Three months in we had fired the head butcher. This was my recommendation, while skilled, he was already burnt out from the owners, and had a bad reputation with the staff. They were paying two FTE Kitchen Managers and the two owners were technically the pitmasters. There was a bunch of redundancy.

Three months later we would fire the other kitchen manager. I took a night off for the first time in weeks as I was covering all management shifts so ownership could spend time with their family, at their other jobs etc

the kitchen manager was drunk, left work, drove the company van home and back, and yelled in front of customers. We obviously let them go the next day.

This is when I really started to see the BOH slip, where they were re-using meats they had taken off-site and throwing them back in the walk-in, in five-gallon buckets.
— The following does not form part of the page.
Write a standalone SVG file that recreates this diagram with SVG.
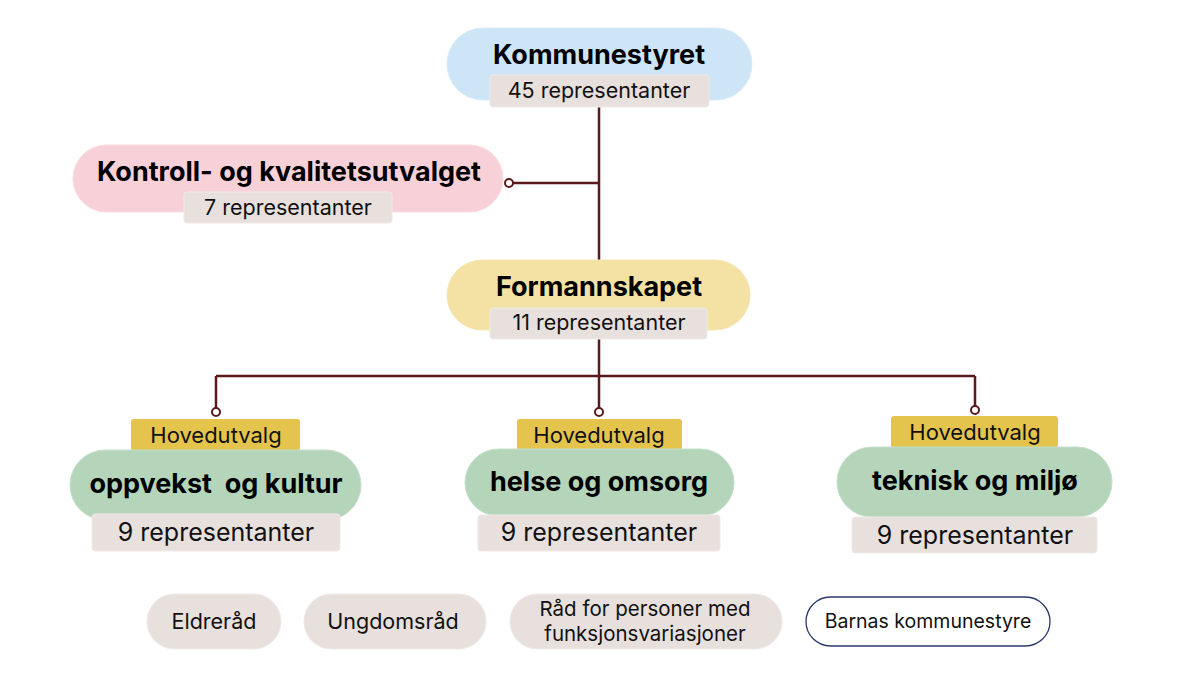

I got yelled at when I threw it out instead of letting the kid they told package it away in the walk-in.

We were expecting our first child in October, and I was starting to get fed up with the seemilngly endless issues, and lack of transparency.

I had officially got our labor to the industry average, and our gross receipts were increasing month to month, yet we were losing money STILL

I called their accountant a couple of times to set up an appt, but they never responded. The other owner's partner reached out to me with concerns about unpaid bills, and I had to talk to National Grid about turning off their electricity. WTF is going on?

Turns out the 'full-time' owner was paying himself 120,000k a year + the cash distributions they took from pooled tips.

I walked out, and called the other owner's partner (she was doing the office admin) I was shaking with anger. I asked her if she knew what the owner's salary was on top of everything else. (I did the math, between him and his wife's payouts they were taking in close to 180,000 k a year) For a YEAR ONE QSR resaraunt.

She said she had been trying to tell the other owners, but non believed this was an issue.

How can I work here full time and make under 100k he asked incredulously when I sat him down. I told him He would've been crazy to start at 75k, but he was singlehandedly handicapping his own business.

After my kid was born, I was not welcomed back with open arms.